An Introduction to Convolution Neural Network

An Introduction to Convolution Neural Network

August 29, 2023 Off By Ujwal Sharma

Convolutional Neural Networks (CNNs) are a specialized class of artificial neural networks designed primarily for processing and analyzing visual data, such as images and videos. They are highly effective in tasks like image classification, object detection, facial recognition, and more. CNNs have revolutionized the field of computer vision by enabling machines to learn and extract meaningful features directly from raw pixel data.

Key Concepts:

1)Convolutional Layers: The core idea behind CNNs is the use of convolutional layers. A convolution involves sliding a small filter (also known as a kernel) over the input image.

2) Pooling Layers: Pooling layers, often referred to as subsampling or downsampling layers, are used to reduce the spatial dimensions of the feature maps while retaining important information.

3) Activation Functions: Activation functions introduce non-linearity into the network, allowing it to learn complex relationships in the data.

4) Fully Connected Layers: After several convolutional and pooling layers, CNNs often end with one or more fully connected layers, similar to traditional neural networks.

Advantanges:

CNNs automatically learn complex features in a hierarchical manner, enabling effective representation of visual patterns from low-level to high-level details. Through convolution and pooling layers, CNNs preserve spatial hierarchies in images, crucial for tasks like object detection and localization. CNNs share weights across local regions, drastically reducing the number of parameters compared to fully connected networks, making them computationally efficient.

Disadvantanges:

CNNs, especially deep architectures, can require significant computational resources, making training and inference computationally expensive. CNNs often require large amounts of labeled data to generalize effectively, limiting their performance on tasks with limited datasets. Understanding why CNNs make specific decisions can be challenging due to their complex nature, leading to issues with interpretability and trust.

Architecture and  Layers:

CNNs typically consist of multiple layers, including convolutional layers, pooling layers, activation functions, and fully connected layers.Convolutional layers use learnable filters to perform convolution operations that capture spatial features in the input data.Pooling layers reduce spatial dimensions and control overfitting by downsampling feature maps.

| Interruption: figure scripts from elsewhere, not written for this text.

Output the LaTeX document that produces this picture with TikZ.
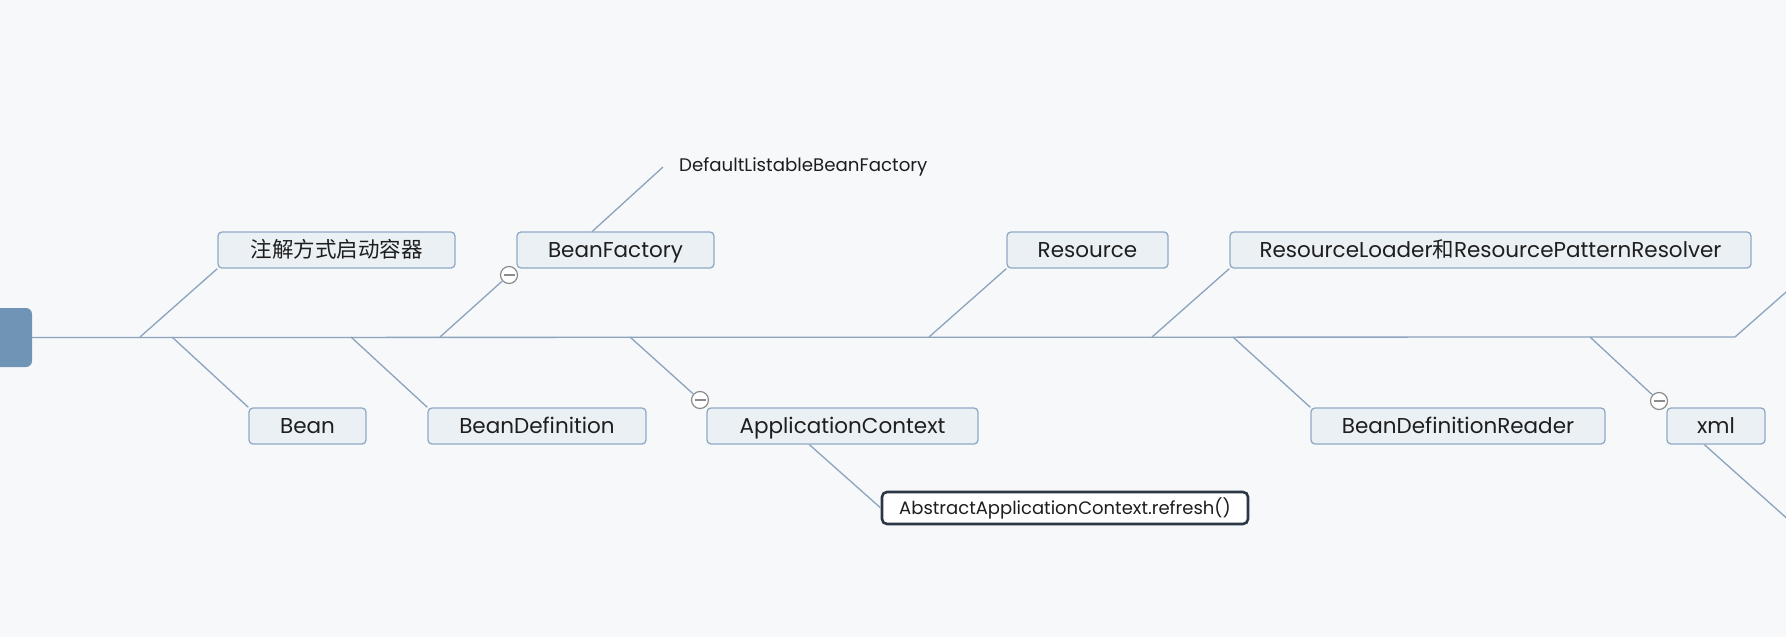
\documentclass[tikz,border=0pt]{standalone}
\usepackage{fontspec}
\setmainfont{Poppins}
\newfontfamily\cjk{Noto Sans CJK SC}
\usetikzlibrary{calc}
\definecolor{bg}{HTML}{F7F8FA}
\definecolor{ln}{HTML}{8BA3BC}
\definecolor{bx}{HTML}{8FAAC5}
\definecolor{bxfill}{HTML}{EBF0F5}
\definecolor{rootc}{HTML}{6F94B6}
\definecolor{dark}{HTML}{2B3746}
\definecolor{txt}{HTML}{1E1E1E}
\definecolor{foldc}{HTML}{8C8C8C}
\begin{document}
\begin{tikzpicture}[x=1pt,y=-1pt,
 topic/.style={draw=bx, fill=bxfill, line width=1.3pt, rounded corners=4pt, minimum height=36pt, inner sep=0pt, text height=19pt, text depth=4pt, font=\fontsize{21.5}{24}\selectfont, text=txt},
 conn/.style={draw=ln, line width=1.3pt},
 fold/.style={circle, draw=foldc, fill=white, line width=1.2pt, minimum size=17pt, inner sep=0pt,
   path picture={\draw[foldc, line width=1.2pt] ($(path picture bounding box.west)+(3pt,0)$) -- ($(path picture bounding box.east)+(-3pt,0)$);}},
]
\fill[bg] (0,0) rectangle (1786,637);
\useasboundingbox (0,0) rectangle (1786,637);

% root
\node[fill=rootc, rounded corners=6pt, minimum width=44pt, minimum height=59pt, inner sep=0pt] (root) at (10,337.5) {};

% spine
\coordinate (sp) at (1735,337);
\coordinate (spout) at (1810,271);
\draw[conn] (root.east) -- (sp) -- (spout);

% branch points on spine
\coordinate (b1) at (140,337);
\coordinate (b2) at (172,337);
\coordinate (b3) at (351,337);
\coordinate (b4) at (440,337);
\coordinate (b5) at (630,337);
\coordinate (b6) at (929,337);
\coordinate (b7) at (1152,337);
\coordinate (b8) at (1233,337);
\coordinate (b9) at (1590,337);

% topics
\node[topic, minimum width=237pt] (zj) at (336.5,250) {\cjk\fontsize{21.5}{24}\selectfont 注解方式启动容器};
\node[topic, minimum width=117pt] (bean) at (307.5,426) {Bean};
\node[topic, minimum width=218pt] (bd) at (537,426) {BeanDefinition};
\node[topic, minimum width=197pt] (bf) at (615.5,250) {BeanFactory};
\node[topic, minimum width=271pt] (ac) at (842.5,426) {ApplicationContext};
\node[topic, minimum width=161pt] (res) at (1087.5,250) {Resource};
\node[topic, minimum width=521pt] (rl) at (1490.5,250) {ResourceLoader{\cjk 和}ResourcePatternResolver};
\node[topic, minimum width=294pt] (bdr) at (1458,426) {BeanDefinitionReader};
\node[topic, minimum width=98pt] (xml) at (1716,426) {xml};

\node[anchor=west, inner xsep=16pt, inner ysep=0pt, font=\fontsize{18.2}{21}\selectfont, text=txt] (dlbf) at (663,167) {DefaultListableBeanFactory};

\node[draw=dark, fill=white, line width=2.6pt, rounded corners=5pt, minimum width=366pt, minimum height=32pt, inner sep=0pt, text height=16pt, text depth=3pt, font=\fontsize{18}{21}\selectfont, text=txt] (abs) at (1065,508) {AbstractApplicationContext.refresh()};

% fold markers
\node[fold] (f1) at (509,275) {};
\node[fold] (f2) at (700,400) {};
\node[fold] (f3) at (1659,401) {};

% connectors
\draw[conn] (b1) -- (zj.south west);
\draw[conn] (b2) -- (bean.north west);
\draw[conn] (b3) -- (bd.north west);
\draw[conn] (b4) -- (f1);
\draw[conn] (b5) -- (f2);
\draw[conn] (b6) -- (res.south west);
\draw[conn] (b7) -- (rl.south west);
\draw[conn] (b8) -- (bdr.north west);
\draw[conn] (b9) -- (f3);
\draw[conn] ($(bf.north west)+(76,0)$) -- (dlbf.west);
\draw[conn] ($(ac.south west)+(103,0)$) -- (abs.west);
\coordinate (xout) at (1810,539);
\draw[conn] ($(xml.south west)+(38,0)$) -- (xout);
\end{tikzpicture}
\end{document}
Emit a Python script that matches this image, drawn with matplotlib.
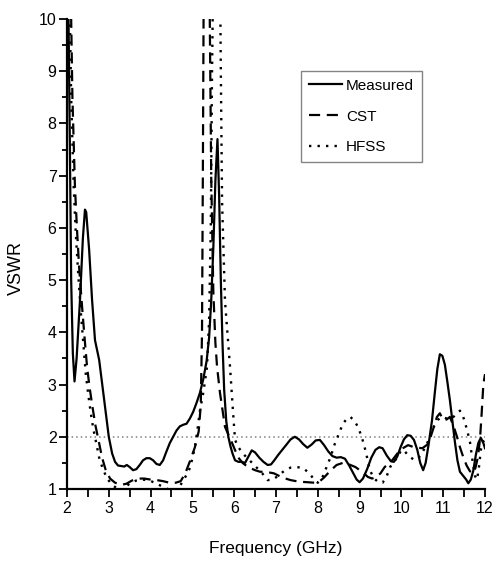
import matplotlib
matplotlib.use("Agg")
import matplotlib.pyplot as plt
from matplotlib import font_manager

# fonts: narrow Arial-like look if there is one
names = {f.name for f in font_manager.fontManager.ttflist}
fam = ['Liberation Sans Narrow', 'Liberation Sans', 'DejaVu Sans']
fam = [f for f in fam if f in names] or ['DejaVu Sans']
plt.rcParams['font.family'] = fam

# Measured
freq_meas = [2.00, 2.03, 2.07, 2.10, 2.14, 2.18, 2.23, 2.31, 2.38, 2.43, 2.46, 2.53, 2.60, 2.67,
             2.77, 2.89, 3.00, 3.08, 3.15, 3.22, 3.30, 3.37, 3.43, 3.50, 3.58, 3.66, 3.74, 3.82,
             3.90, 3.98, 4.06, 4.14, 4.22, 4.30, 4.38, 4.46, 4.54, 4.62, 4.70, 4.78, 4.86, 4.94,
             5.02, 5.10, 5.18, 5.26, 5.34, 5.40, 5.45, 5.50, 5.55, 5.60, 5.64, 5.68, 5.72, 5.76,
             5.81, 5.86, 5.91, 5.96, 6.02, 6.10, 6.18, 6.26, 6.34, 6.42, 6.50, 6.60, 6.70, 6.80,
             6.88, 6.96, 7.05, 7.15, 7.25, 7.35, 7.45, 7.55, 7.65, 7.75, 7.85, 7.95, 8.05, 8.15,
             8.25, 8.35, 8.45, 8.55, 8.65, 8.75, 8.85, 8.93, 9.00, 9.08, 9.18, 9.28, 9.38, 9.47,
             9.55, 9.65, 9.75, 9.82, 9.90, 9.98, 10.06, 10.14, 10.22, 10.30, 10.38, 10.45, 10.52,
             10.58, 10.65, 10.73, 10.80, 10.86, 10.92, 10.98, 11.04, 11.10, 11.16, 11.22, 11.28,
             11.34, 11.40, 11.48, 11.55, 11.60, 11.66, 11.72, 11.78, 11.84, 11.90, 11.96, 12.00]
vswr_meas = [12.0, 10.5, 7.5, 5.0, 3.6, 3.06, 3.5, 4.6, 5.8, 6.35, 6.3, 5.58, 4.62, 3.85,
             3.47, 2.7, 2.0, 1.68, 1.52, 1.45, 1.44, 1.43, 1.46, 1.42, 1.36, 1.38, 1.46, 1.55,
             1.59, 1.59, 1.55, 1.48, 1.46, 1.55, 1.72, 1.88, 2.0, 2.12, 2.2, 2.23, 2.25, 2.35,
             2.48, 2.65, 2.84, 3.1, 3.45, 3.9, 4.6, 5.6, 6.9, 7.7, 6.6, 5.0, 3.8, 2.9,
             2.3, 2.0, 1.82, 1.68, 1.55, 1.52, 1.52, 1.5, 1.62, 1.74, 1.70, 1.6, 1.52, 1.46,
             1.47, 1.55, 1.65, 1.75, 1.85, 1.95, 2.0, 1.95, 1.86, 1.79, 1.85, 1.93, 1.94, 1.84,
             1.72, 1.63, 1.6, 1.61, 1.58, 1.45, 1.3, 1.18, 1.13, 1.2, 1.38, 1.6, 1.75, 1.8,
             1.78, 1.64, 1.53, 1.52, 1.62, 1.8, 1.95, 2.03, 2.02, 1.94, 1.75, 1.5, 1.36,
             1.5, 1.85, 2.3, 2.85, 3.3, 3.58, 3.55, 3.38, 3.05, 2.7, 2.3, 1.9,
             1.55, 1.33, 1.25, 1.18, 1.11, 1.18, 1.35, 1.65, 1.88, 1.98, 1.88, 1.78]

# CST
freq_cst = [2.00, 2.08, 2.13, 2.19, 2.24, 2.29, 2.36, 2.42, 2.48, 2.54, 2.61, 2.68, 2.75, 2.84,
            2.92, 3.03, 3.15, 3.30, 3.42, 3.55, 3.70, 3.85, 4.00, 4.15, 4.30, 4.45, 4.60, 4.72,
            4.83, 4.95, 5.06, 5.15, 5.20, 5.23, 5.25, 5.27, 5.34, 5.41, 5.45, 5.50, 5.55, 5.59,
            5.66, 5.78, 5.95, 6.09, 6.20, 6.33, 6.50, 6.62, 6.75, 6.95, 7.15, 7.35, 7.55, 7.75,
            7.92, 8.05, 8.15, 8.30, 8.45, 8.60, 8.75, 8.90, 9.06, 9.20, 9.30, 9.40, 9.50, 9.60,
            9.78, 9.97, 10.16, 10.30, 10.50, 10.62, 10.70, 10.78, 10.85, 10.92, 11.00, 11.08,
            11.16, 11.25, 11.33, 11.40, 11.48, 11.56, 11.64, 11.71, 11.77, 11.83, 11.88, 11.92,
            11.96, 12.00]
vswr_cst = [13, 11, 8.5, 6.8, 5.96, 5.25, 4.5, 3.9, 3.34, 2.95, 2.57, 2.22, 1.95, 1.6,
            1.38, 1.2, 1.12, 1.08, 1.1, 1.16, 1.2, 1.2, 1.18, 1.17, 1.15, 1.12, 1.12, 1.15,
            1.3, 1.55, 1.8, 2.1, 2.6, 4.0, 7.0, 10.5, 13, 10.5, 7.0, 4.8, 3.8, 3.34,
            2.84, 2.19, 1.88, 1.61, 1.5, 1.42, 1.36, 1.33, 1.33, 1.3, 1.22, 1.17, 1.14, 1.13,
            1.12, 1.15, 1.22, 1.35, 1.46, 1.5, 1.47, 1.42, 1.33, 1.23, 1.2, 1.23, 1.3, 1.42,
            1.55, 1.75, 1.84, 1.8, 1.78, 1.85, 2.0, 2.2, 2.38, 2.45, 2.32, 2.33,
            2.38, 2.2, 2.0, 1.8, 1.61, 1.45, 1.34, 1.3, 1.4, 1.61, 1.95, 2.45,
            3.0, 3.2]

# HFSS
freq_hfss = [2.00, 2.05, 2.10, 2.16, 2.21, 2.27, 2.33, 2.39, 2.45, 2.51, 2.57, 2.63, 2.69, 2.77,
             2.86, 2.96, 3.08, 3.18, 3.26, 3.34, 3.42, 3.52, 3.65, 3.80, 3.95, 4.10, 4.25, 4.38,
             4.46, 4.60, 4.70, 4.78, 4.87, 4.95, 5.06, 5.11, 5.18, 5.26, 5.35, 5.40, 5.44, 5.47,
             5.50, 5.58, 5.66, 5.68, 5.71, 5.78, 5.90, 5.97, 6.02, 6.10, 6.19, 6.30, 6.43, 6.55,
             6.67, 6.80, 6.92, 7.05, 7.20, 7.35, 7.50, 7.65, 7.80, 7.92, 8.00, 8.10, 8.20, 8.30,
             8.40, 8.50, 8.60, 8.70, 8.78, 8.88, 8.96, 9.05, 9.12, 9.18, 9.25, 9.35, 9.45, 9.55,
             9.65, 9.73, 9.82, 9.90, 10.00, 10.08, 10.18, 10.30, 10.40, 10.50, 10.60, 10.70,
             10.78, 10.88, 10.97, 11.08, 11.20, 11.30, 11.40, 11.47, 11.52, 11.58, 11.64, 11.70,
             11.76, 11.81, 11.86, 11.90, 11.95, 12.00]
vswr_hfss = [13, 11, 8.5, 6.8, 5.9, 5.1, 4.4, 3.8, 3.2, 2.8, 2.45, 2.15, 1.92, 1.6,
             1.38, 1.2, 1.08, 1.02, 0.98, 0.97, 1.05, 1.12, 1.16, 1.18, 1.17, 1.12, 1.06, 1.01,
             0.98, 0.97, 1.05, 1.17, 1.28, 1.42, 1.8, 2.07, 2.5, 2.84, 3.34, 4.24, 6.0, 9.0,
             11, 13, 11, 9.0, 6.5, 4.6, 3.34, 2.5, 1.94, 1.8, 1.7, 1.6, 1.5, 1.4,
             1.3, 1.17, 1.18, 1.25, 1.35, 1.41, 1.42, 1.4, 1.3, 1.17, 1.12, 1.2, 1.4, 1.6,
             1.85, 2.05, 2.25, 2.35, 2.38, 2.3, 2.19, 2.0, 1.8, 1.6, 1.35, 1.2, 1.13, 1.12,
             1.25, 1.42, 1.52, 1.6, 1.75, 1.72, 1.63, 1.56, 1.58, 1.7, 1.84, 2.05,
             2.2, 2.33, 2.38, 2.35, 2.35, 2.42, 2.5, 2.4, 2.28, 2.1, 1.9, 1.55,
             1.25, 1.18, 1.45, 1.75, 1.9, 1.95]

ref_level = 2.0

fig = plt.figure(figsize=(4.94, 5.62), dpi=100)
ax = fig.add_axes([0.1356, 0.1299, 0.8462, 0.8363])

ax.axhline(ref_level, color='#808080', lw=1.1, linestyle=(0, (1, 2)), zorder=1)
ax.plot(freq_meas, vswr_meas, color='black', lw=1.6, linestyle='-', label='Measured')
ax.plot(freq_cst, vswr_cst, color='black', lw=1.6, linestyle=(0, (5, 3)), label='CST')
ax.plot(freq_hfss, vswr_hfss, color='black', lw=1.7, linestyle=(0, (1, 2.6)), label='HFSS')

ax.set_xlim(2, 12)
ax.set_ylim(1, 10)
ax.set_xticks(range(2, 13))
ax.set_yticks(range(1, 11))
ax.set_xticks([x + 0.5 for x in range(2, 12)], minor=True)
ax.set_yticks([y + 0.5 for y in range(1, 10)], minor=True)

for s in ['top', 'right']:
    ax.spines[s].set_visible(False)
for s in ['left', 'bottom']:
    ax.spines[s].set_linewidth(1.6)

ax.tick_params(axis='x', which='major', direction='out', length=6, width=1.3, labelsize=11.5, pad=3)
ax.tick_params(axis='x', which='minor', direction='out', length=6, width=1.3)
ax.tick_params(axis='y', which='major', direction='out', length=5.5, width=1.3, labelsize=11.5, pad=2)
ax.tick_params(axis='y', which='minor', direction='out', length=3.5, width=1.3)

ax.set_xlabel('Frequency (GHz)', fontsize=12.5, labelpad=18)
ax.set_ylabel('VSWR', fontsize=13)
ax.yaxis.set_label_coords(-0.1, 0.47)

leg = ax.legend(loc='upper left', bbox_to_anchor=(0.56, 0.889), fontsize=11,
                frameon=True, fancybox=False, handlelength=2.2, handletextpad=0.25,
                labelspacing=1.1, borderpad=0.5, borderaxespad=0)
leg.get_frame().set_edgecolor('#666666')
leg.get_frame().set_linewidth(1.0)

fig.savefig('out.png', dpi=100)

The input layer receives the raw pixel values of an image. The dimensions of the input depend on the size of the images being fed into the network. Convolutional layers are the core building blocks of a CNN. They consist of learnable filters that slide over the input data, performing convolution operations to extract features.Each filter learns to detect specific patterns, such as edges, corners, and textures.These layers create feature maps that represent learned features at different levels of abstraction. Activation functions like ReLU (Rectified Linear Activation) introduce non-linearity into the network, enabling it to learn complex relationships between features.The output layer produces the final predictions or classifications based on the features learned by the network.The number of neurons in this layer corresponds to the number of classes in a classification task.

Limitations:

1.Data Intensity and Overfitting: CNNs, especially deep architectures, require large amounts of labeled data for training. In cases of limited data, there’s a risk of overfitting, where the network memorizes the training data rather than generalizing to new data.

2.Translation Variance but Limited Rotation and Scale Invariance: While CNNs are translation invariant (can recognize patterns regardless of their position), they might struggle with recognizing objects at different scales or orientations without proper data augmentation.

3.Lack of Global Context: CNNs primarily focus on local receptive fields, which might lead to difficulties in capturing long-range dependencies and global context in an image.

4.High Computational Demands: Training and running deep CNNs can be computationally expensive, requiring powerful hardware (GPUs or TPUs) and longer training times. This limits their accessibility and usability in resource-constrained environments.

5.Interpretability and Explainability: CNNs’ complex internal representations make it challenging to understand why they make certain decisions.

6.Limited Robustness to Adversarial Attacks:CNNs are susceptible to adversarial attacks, where small, imperceptible modifications to input data can lead to incorrect predictions.

Future Work:

Future work aims to make CNNs more robust against adversarial attacks, ensuring that small perturbations in input data don’t lead to incorrect predictions. Researchers are working on techniques to provide better insights into CNN decisions, making them more transparent and interpretable for critical applications. Integrating information from various modalities, like images and text, can lead to more comprehensive understanding and better performance in tasks like image captioning and visual question answering.

Conclusion:

Convolutional Neural Networks have revolutionized computer vision and brought us closer to replicating human-level visual understanding. Their hierarchical feature learning, spatial hierarchies, and transfer learning capabilities have propelled them to the forefront of artificial intelligence. However, challenges like data intensity, interpretability, and robustness to adversarial attacks persist. As researchers and practitioners work to overcome these challenges, CNNs continue to drive advancements in fields ranging from healthcare to autonomous vehicles, shaping the future of AI-powered visual perception.